───── Raw data
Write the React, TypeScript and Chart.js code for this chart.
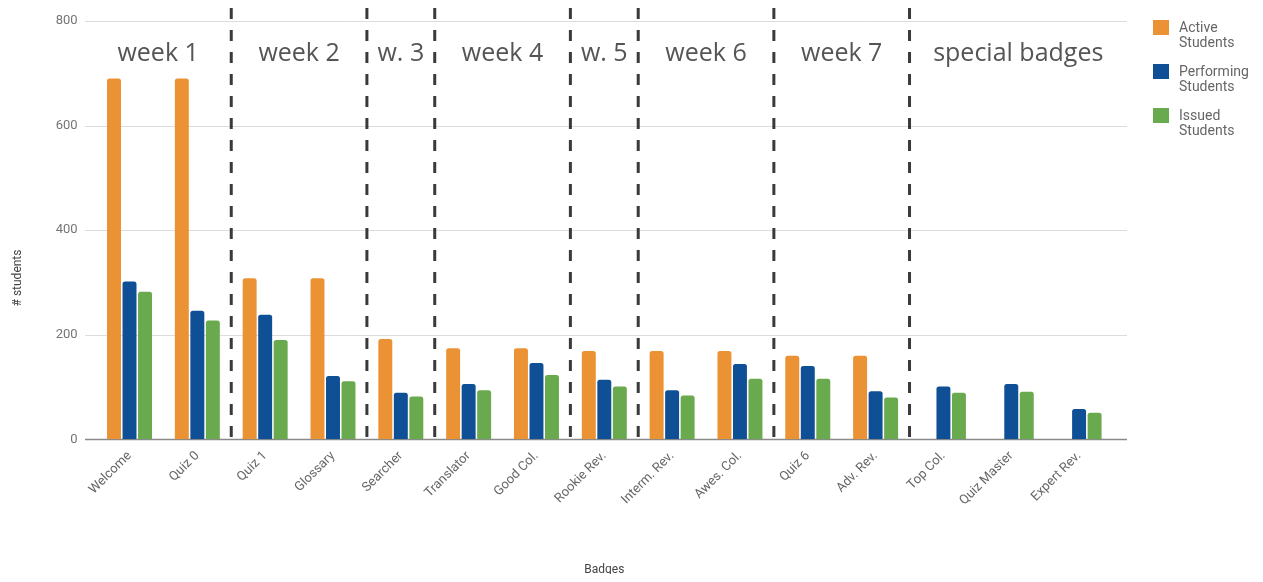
import { useEffect, useRef } from 'react'
import { Chart, registerables } from 'chart.js'
Chart.register(...registerables)

const badges = ['Welcome', 'Quiz 0', 'Quiz 1', 'Glossary', 'Searcher', 'Translator', 'Good Col.', 'Rookie Rev.', 'Interm. Rev.', 'Awes. Col.', 'Quiz 6', 'Adv. Rev.', 'Top Col.', 'Quiz Master', 'Expert Rev.']
const active     = [690, 690, 308, 308, 192, 174, 174, 169, 169, 169, 160, 160, null, null, null]
const performing = [302, 246, 238, 121, 89, 106, 146, 114, 94, 144, 140, 92, 101, 106, 58]
const issued     = [282, 227, 190, 111, 82, 94, 123, 101, 84, 116, 116, 80, 89, 91, 51]
const yTicks = [0, 200, 400, 600, 800]

// index of the last badge in each week (dashed separators drawn after them)
const weekEnds = [1, 3, 4, 6, 7, 9, 11]
const weekNames = ['week 1', 'week 2', 'w. 3', 'week 4', 'w. 5', 'week 6', 'week 7', 'special badges']

const series = [
  { label: 'Active Students', lines: ['Active', 'Students'], data: active, color: '#EB9234' },
  { label: 'Performing Students', lines: ['Performing', 'Students'], data: performing, color: '#0E4F96' },
  { label: 'Issued Students', lines: ['Issued', 'Students'], data: issued, color: '#6AAA4E' },
]

const EXT_L = 10.6, EXT_R = 14

const overlay = {
  id: 'overlay',
  beforeDatasetsDraw(chart: any) {
    const { ctx, chartArea: a, scales: { y } } = chart
    const left = a.left - EXT_L, right = a.right + EXT_R
    ctx.save()
    yTicks.forEach(v => {
      const py = Math.round(y.getPixelForValue(v)) + 0.5
      ctx.strokeStyle = v === 0 ? '#8a8a8a' : '#dcdcdc'
      ctx.lineWidth = v === 0 ? 1.5 : 1
      ctx.beginPath(); ctx.moveTo(left, py); ctx.lineTo(right, py); ctx.stroke()
    })
    // y title
    ctx.translate(18, 278)
    ctx.rotate(-Math.PI / 2)
    ctx.fillStyle = '#444'
    ctx.font = '12px Roboto'
    ctx.textAlign = 'center'; ctx.textBaseline = 'middle'
    ctx.fillText('# students', 0, 0)
    ctx.restore()
  },
  afterDraw(chart: any) {
    const { ctx, chartArea: a, scales: { x, y } } = chart
    const left = a.left - EXT_L, right = a.right + EXT_R
    const step = x.getPixelForValue(1) - x.getPixelForValue(0)
    const seps = weekEnds.map(i => x.getPixelForValue(i) + step / 2)
    ctx.save()
    ctx.strokeStyle = '#3a3a3a'
    ctx.lineWidth = 3
    ctx.setLineDash([11, 11])
    seps.forEach(px => {
      ctx.beginPath(); ctx.moveTo(px, 8); ctx.lineTo(px, y.getPixelForValue(0)); ctx.stroke()
    })
    const edges = [left, ...seps, right]
    ctx.fillStyle = '#555'
    ctx.font = '25px "Open Sans"'
    ctx.textAlign = 'center'; ctx.textBaseline = 'middle'
    weekNames.forEach((n, i) => ctx.fillText(n, (edges[i] + edges[i + 1]) / 2, 54))
    ctx.restore()
  },
}

export default function App() {
  const ref = useRef<HTMLCanvasElement>(null)

  useEffect(() => {
    if (!ref.current) return
    const chart = new Chart(ref.current, {
      type: 'bar',
      data: {
        labels: badges,
        datasets: series.map(s => ({
          label: s.label, data: s.data, backgroundColor: s.color,
          borderRadius: { topLeft: 2.5, topRight: 2.5 }, borderSkipped: 'bottom',
          categoryPercentage: 0.686, barPercentage: 0.9,
        })),
      },
      options: {
        animation: false, responsive: true, maintainAspectRatio: false,
        layout: { padding: { left: 0, right: 150, top: 21, bottom: 0 } },
        plugins: { legend: { display: false }, tooltip: { enabled: false } },
        scales: {
          x: {
            grid: { display: false }, border: { display: false },
            ticks: { color: '#666', font: { family: 'Roboto', size: 13 }, maxRotation: 45, minRotation: 45, padding: 1 },
            title: { display: true, text: 'Badges', color: '#444', font: { family: 'Roboto', size: 12 }, padding: { top: 0, bottom: 5 } },
            afterFit: (s: any) => { s.height = 142.7 },
          },
          y: {
            min: 0, max: 800,
            grid: { display: false }, border: { display: false },
            ticks: { stepSize: 200, color: '#757575', font: { family: 'Roboto', size: 13 }, padding: 10 },
            afterFit: (s: any) => { s.width = 95.6 },
          },
        },
      },
      plugins: [overlay],
    })
    return () => chart.destroy()
  }, [])

  return (
    <div style={{ position: 'relative', width: 1263, height: 582, margin: -8, background: '#fff', fontFamily: 'Roboto' }}>
      <canvas ref={ref} />
      {series.map((s, i) => (
        <div key={s.label} style={{ position: 'absolute', left: 1153, top: 20 + i * 44, display: 'flex', gap: 10 }}>
          <span style={{ width: 16, height: 15, background: s.color, display: 'inline-block', flex: 'none' }} />
          <span style={{ fontSize: 14, lineHeight: '15px', color: '#666' }}>
            {s.lines.map(l => <div key={l}>{l}</div>)}
          </span>
        </div>
      ))}
    </div>
  )
}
──────────
# Task directions:
Except for the pictures, copy the material above exactly.

# Result for this task:
Write the React, TypeScript and Chart.js code for this chart.
import { useEffect, useRef } from 'react'
import { Chart, registerables } from 'chart.js'
Chart.register(...registerables)

const badges = ['Welcome', 'Quiz 0', 'Quiz 1', 'Glossary', 'Searcher', 'Translator', 'Good Col.', 'Rookie Rev.', 'Interm. Rev.', 'Awes. Col.', 'Quiz 6', 'Adv. Rev.', 'Top Col.', 'Quiz Master', 'Expert Rev.']
const active     = [690, 690, 308, 308, 192, 174, 174, 169, 169, 169, 160, 160, null, null, null]
const performing = [302, 246, 238, 121, 89, 106, 146, 114, 94, 144, 140, 92, 101, 106, 58]
const issued     = [282, 227, 190, 111, 82, 94, 123, 101, 84, 116, 116, 80, 89, 91, 51]
const yTicks = [0, 200, 400, 600, 800]

// index of the last badge in each week (dashed separators drawn after them)
const weekEnds = [1, 3, 4, 6, 7, 9, 11]
const weekNames = ['week 1', 'week 2', 'w. 3', 'week 4', 'w. 5', 'week 6', 'week 7', 'special badges']

const series = [
  { label: 'Active Students', lines: ['Active', 'Students'], data: active, color: '#EB9234' },
  { label: 'Performing Students', lines: ['Performing', 'Students'], data: performing, color: '#0E4F96' },
  { label: 'Issued Students', lines: ['Issued', 'Students'], data: issued, color: '#6AAA4E' },
]

const EXT_L = 10.6, EXT_R = 14

const overlay = {
  id: 'overlay',
  beforeDatasetsDraw(chart: any) {
    const { ctx, chartArea: a, scales: { y } } = chart
    const left = a.left - EXT_L, right = a.right + EXT_R
    ctx.save()
    yTicks.forEach(v => {
      const py = Math.round(y.getPixelForValue(v)) + 0.5
      ctx.strokeStyle = v === 0 ? '#8a8a8a' : '#dcdcdc'
      ctx.lineWidth = v === 0 ? 1.5 : 1
      ctx.beginPath(); ctx.moveTo(left, py); ctx.lineTo(right, py); ctx.stroke()
    })
    // y title
    ctx.translate(18, 278)
    ctx.rotate(-Math.PI / 2)
    ctx.fillStyle = '#444'
    ctx.font = '12px Roboto'
    ctx.textAlign = 'center'; ctx.textBaseline = 'middle'
    ctx.fillText('# students', 0, 0)
    ctx.restore()
  },
  afterDraw(chart: any) {
    const { ctx, chartArea: a, scales: { x, y } } = chart
    const left = a.left - EXT_L, right = a.right + EXT_R
    const step = x.getPixelForValue(1) - x.getPixelForValue(0)
    const seps = weekEnds.map(i => x.getPixelForValue(i) + step / 2)
    ctx.save()
    ctx.strokeStyle = '#3a3a3a'
    ctx.lineWidth = 3
    ctx.setLineDash([11, 11])
    seps.forEach(px => {
      ctx.beginPath(); ctx.moveTo(px, 8); ctx.lineTo(px, y.getPixelForValue(0)); ctx.stroke()
    })
    const edges = [left, ...seps, right]
    ctx.fillStyle = '#555'
    ctx.font = '25px "Open Sans"'
    ctx.textAlign = 'center'; ctx.textBaseline = 'middle'
    weekNames.forEach((n, i) => ctx.fillText(n, (edges[i] + edges[i + 1]) / 2, 54))
    ctx.restore()
  },
}

export default function App() {
  const ref = useRef<HTMLCanvasElement>(null)

  useEffect(() => {
    if (!ref.current) return
    const chart = new Chart(ref.current, {
      type: 'bar',
      data: {
        labels: badges,
        datasets: series.map(s => ({
          label: s.label, data: s.data, backgroundColor: s.color,
          borderRadius: { topLeft: 2.5, topRight: 2.5 }, borderSkipped: 'bottom',
          categoryPercentage: 0.686, barPercentage: 0.9,
        })),
      },
      options: {
        animation: false, responsive: true, maintainAspectRatio: false,
        layout: { padding: { left: 0, right: 150, top: 21, bottom: 0 } },
        plugins: { legend: { display: false }, tooltip: { enabled: false } },
        scales: {
          x: {
            grid: { display: false }, border: { display: false },
            ticks: { color: '#666', font: { family: 'Roboto', size: 13 }, maxRotation: 45, minRotation: 45, padding: 1 },
            title: { display: true, text: 'Badges', color: '#444', font: { family: 'Roboto', size: 12 }, padding: { top: 0, bottom: 5 } },
            afterFit: (s: any) => { s.height = 142.7 },
          },
          y: {
            min: 0, max: 800,
            grid: { display: false }, border: { display: false },
            ticks: { stepSize: 200, color: '#757575', font: { family: 'Roboto', size: 13 }, padding: 10 },
            afterFit: (s: any) => { s.width = 95.6 },
          },
        },
      },
      plugins: [overlay],
    })
    return () => chart.destroy()
  }, [])

  return (
    <div style={{ position: 'relative', width: 1263, height: 582, margin: -8, background: '#fff', fontFamily: 'Roboto' }}>
      <canvas ref={ref} />
      {series.map((s, i) => (
        <div key={s.label} style={{ position: 'absolute', left: 1153, top: 20 + i * 44, display: 'flex', gap: 10 }}>
          <span style={{ width: 16, height: 15, background: s.color, display: 'inline-block', flex: 'none' }} />
          <span style={{ fontSize: 14, lineHeight: '15px', color: '#666' }}>
            {s.lines.map(l => <div key={l}>{l}</div>)}
          </span>
        </div>
      ))}
    </div>
  )
}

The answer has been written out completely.